Bali is a town and a municipality in Pali district in the state of Rajasthan, India. 
The town is situated on the left bank of the Mithari River. This walled town was the headquarters of a district having the same name in the Jodhpur State. Bali is a tehsil and panchayat samiti with the same name. Bali is also a sub-divisions among the 10 sub-divisions of the Pali district. It is known for its fort. Nearest towns are Falna & Sadri and nearest villages are Shri Sela and Boya.

Geography

Bali is located at  near the Aravalli Range. It is a constituency of Pali district. It has an average elevation of 298 metres (977 feet). In the easts 7 km from Bali. The nearest airport is Udaipur.

Administration

Bali is represented in the center under Pali (Lok Sabha constituency), while in state it is represented under the Bali (Rajasthan Assembly constituency). Present MLA is Mr. Pushpendra Singh Ranawat.  It is a municipality of class IV. There are 25 wards for the municipality. Presently Bali has BJP board and Chairperson is Mr. Bharat.

Demographics
 India census, Bali had a population of 19,880. Males constitute 50.67% (10,007) of the population and females 49.33% (9,873). Bali has an average literacy rate of 64.28%, lower than the national average of 74.04%; with 74.51% of the males and 53.91% of females literate. 11.72% of the population is under 6 years of age. In 1897 its population was about 6000. The majority of population of Bali consists of Jain and Marwadi community, which is also the most prosperous community. However most members of this community have settled elsewhere in India, where they carry out business and visit their ancestral town mostly to perform marriages in the family.

The Bali Assembly constituency is one of the six Rajasthan Legislative Assembly constituencies in Pali district. In the past, it has also elected the former Chief Minister Bhairon Singh Shekhawat as their MLA in 1993 and 1998.

As a tehsil
Bali tehsil has 93 villages under 39 gram panchayats and two municipalities, Falna and itself. Gram Panchayats are Amaliya, Barwa, Bedal, Bera, Bhandar, Bhatund, Bheetwara, Bhimana, Bijapur, shri sela, Bisalpur, Boya, Chamunderi, Dhani-Sela, Doodni, Falna Gaon, Goriya, Guralas, Kakardi, Khimel, Kotbaliyan, Kothar, Koyalwao, Kumtiya, sandla, Kuran, Latara, Lunawa, Lundara, Malnoo, Mirgeshwar, Mokampura, Mundara, Nana, Paderla, Peepla, Perwa, Sena, Sesli, Sewari and Shivtalao. The tehsil has an area of about 1304.26 square kilometres.

Population of the tehsil is 2,23,027 (2001 census). Out of which 1,83,802 is rural while 39,225 is urban. Male constitutes 1,11,572 and female population is 1,11,455. The tehsil has a good population of tribes.

Bali Fort 

A major attraction of town is Bali Fort.

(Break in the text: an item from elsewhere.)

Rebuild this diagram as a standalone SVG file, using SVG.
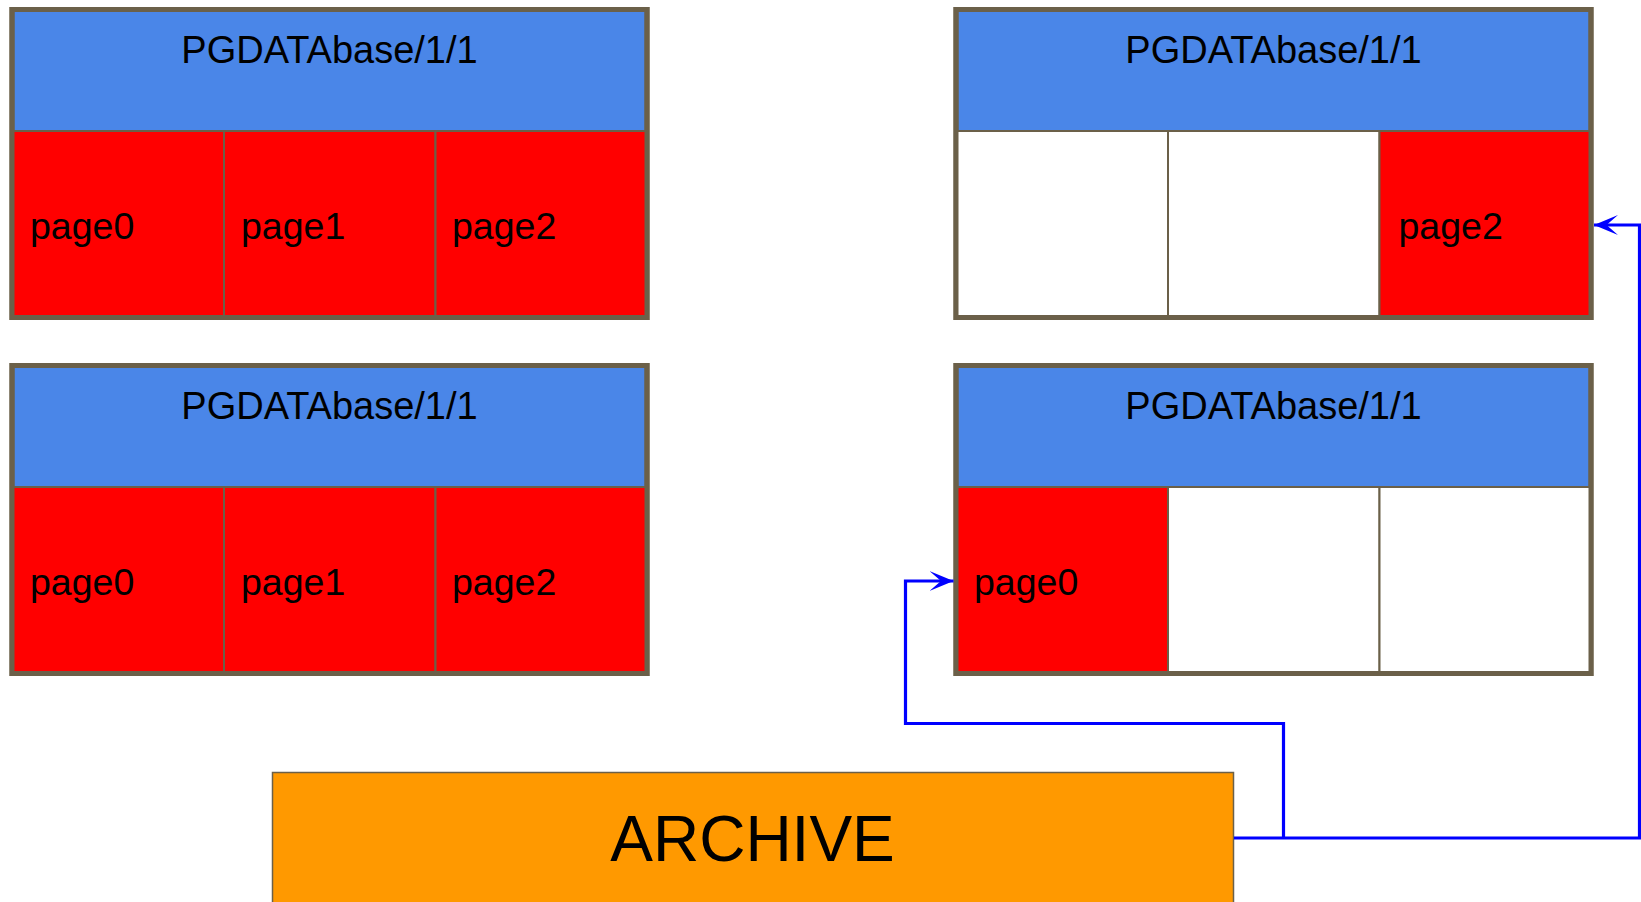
<svg xmlns="http://www.w3.org/2000/svg" width="1641" height="902" viewBox="0 0 1641 902">
<defs>
<style>
.frame{fill:#4a86e8;stroke:#6b6049;stroke-width:5}
.cell{stroke:#6b6049;stroke-width:2}
.red{fill:#ff0000}
.white{fill:#ffffff}
.t{font-family:"Liberation Sans",Arial,sans-serif;fill:#000}
.hd{font-size:38px;text-anchor:middle}
.pg{font-size:37.5px}
.conn{fill:none;stroke:#0000ff;stroke-width:3.2}
</style>
<marker id="arr" viewBox="0 0 25 21" refX="24" refY="10.5" markerWidth="25" markerHeight="21" markerUnits="userSpaceOnUse" orient="auto">
<path d="M24,10.5 L0,0.5 L11.5,10.5 L0,20.5 Z" fill="#0000ff"/>
</marker>
</defs>
<rect width="1641" height="902" fill="#fff"/>
<g id="box-top-left">
<rect class="frame" x="12" y="9.5" width="635" height="308"/>
<rect class="cell red" x="13" y="131" width="211" height="187"/>
<rect class="cell red" x="224" y="131" width="211.5" height="187"/>
<rect class="cell red" x="435.5" y="131" width="211" height="187"/>
<rect fill="none" stroke="#6b6049" stroke-width="5" x="12" y="9.5" width="635" height="308"/>
<text class="t hd" x="329.5" y="63">PGDATAbase/1/1</text>
<text class="t pg" x="30" y="239">page0</text>
<text class="t pg" x="241" y="239">page1</text>
<text class="t pg" x="452" y="239">page2</text>
</g>
<g id="box-bottom-left">
<rect class="frame" x="12" y="365.5" width="635" height="308"/>
<rect class="cell red" x="13" y="487" width="211" height="187"/>
<rect class="cell red" x="224" y="487" width="211.5" height="187"/>
<rect class="cell red" x="435.5" y="487" width="211" height="187"/>
<rect fill="none" stroke="#6b6049" stroke-width="5" x="12" y="365.5" width="635" height="308"/>
<text class="t hd" x="329.5" y="419">PGDATAbase/1/1</text>
<text class="t pg" x="30" y="595">page0</text>
<text class="t pg" x="241" y="595">page1</text>
<text class="t pg" x="452" y="595">page2</text>
</g>
<g id="box-top-right">
<rect class="frame" x="956" y="9.5" width="635" height="308"/>
<rect class="cell white" x="957" y="131" width="211" height="187"/>
<rect class="cell white" x="1168" y="131" width="211.5" height="187"/>
<rect class="cell red" x="1379.5" y="131" width="211" height="187"/>
<rect fill="none" stroke="#6b6049" stroke-width="5" x="956" y="9.5" width="635" height="308"/>
<text class="t hd" x="1273.5" y="63">PGDATAbase/1/1</text>
<text class="t pg" x="1398.5" y="239">page2</text>
</g>
<g id="box-bottom-right">
<rect class="frame" x="956" y="365.5" width="635" height="308"/>
<rect class="cell red" x="957" y="487" width="211" height="187"/>
<rect class="cell white" x="1168" y="487" width="211.5" height="187"/>
<rect class="cell white" x="1379.5" y="487" width="211" height="187"/>
<rect fill="none" stroke="#6b6049" stroke-width="5" x="956" y="365.5" width="635" height="308"/>
<text class="t hd" x="1273.5" y="419">PGDATAbase/1/1</text>
<text class="t pg" x="974" y="595">page0</text>
</g>
<g id="archive">
<rect x="272.5" y="772.5" width="961" height="200" fill="#ff9900" stroke="#6b6049" stroke-width="1.5"/>
<text class="t" x="752.5" y="861" font-size="64" text-anchor="middle">ARCHIVE</text>
</g>
<g id="connectors">
<path class="conn" d="M1234,838 L1639.5,838 L1639.5,225 L1594,225" marker-end="url(#arr)"/>
<path class="conn" d="M1283.5,838 L1283.5,723.5 L905.5,723.5 L905.5,581 L953.5,581" marker-end="url(#arr)"/>
</g>
</svg>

The fort currently houses the prison and most of the other buildings are in ruins. One can have a scenic view of surroundings from the top of the fort. Maharao Ajitsingot was the fourth son of the Maharao Lakhansi (Nadol), he came to the Mithdi River in AD 1231 and then he saw a rock and wanted to create a fort and created a temple of Bolmata as a kuldevi of his royal family, after that his Son Vijaysingot also helped in creation, after his death his son Maharao Balaji completed a fort and in his name this place is called "Bali" and founded the balecha sub-clan of chouhan clan.

The junction (Chowk) outside the Bali Fort is now named as Freedom Fighter Chotmal Surana Chowk after Late Freedom Fighter Chotmal Surana for his contribution towards India Independence Movement. The Inauguration of Chowk was done by then Governor of Gujarat Dr. Kamla Beniwal on 1 March 2011. Dr. Beniwal unveiled the statue of Late Chotmal Surana. A huge public program was said to be conducted which was joined by the entire village and is described as one of the biggest ceremonies held in the village. The event was hosted by Bali Municipal Corporation along with the Family Members of Late Freedom Fighter Chotmal Surana.

Festivals
Several festivals are celebrated in Bali with great vigor. Most prominent is that of Sitala Mata that is celebrated in March, where peasants dance in the fort of Bali. The other main festivals are Gangaur and Pashu mela.
One of another big festival is Bhadra Beej celebrated by Marwadi Seervi community.

Industries Working
Situated in the heart of Pali district, Bali has outstretched its reach in many industries. Prominent hospitals, IT start ups, Manufacturing units, ethnic handicraft units and FMCG factories engage the population of the city.

Delicacies 
Bali is known for its sweet dish Sutarfeni - within Rajasthan, Bali's Sutarfeni is said to be the finest.

Education
The main school is Govt High Secondary. the School provides science, commerce, and art stream education. A government science college was established here in 2013.
The Fabindia School was established here in 1992, which is today a co-educational, senior secondary school with 1000 students including 40% girls.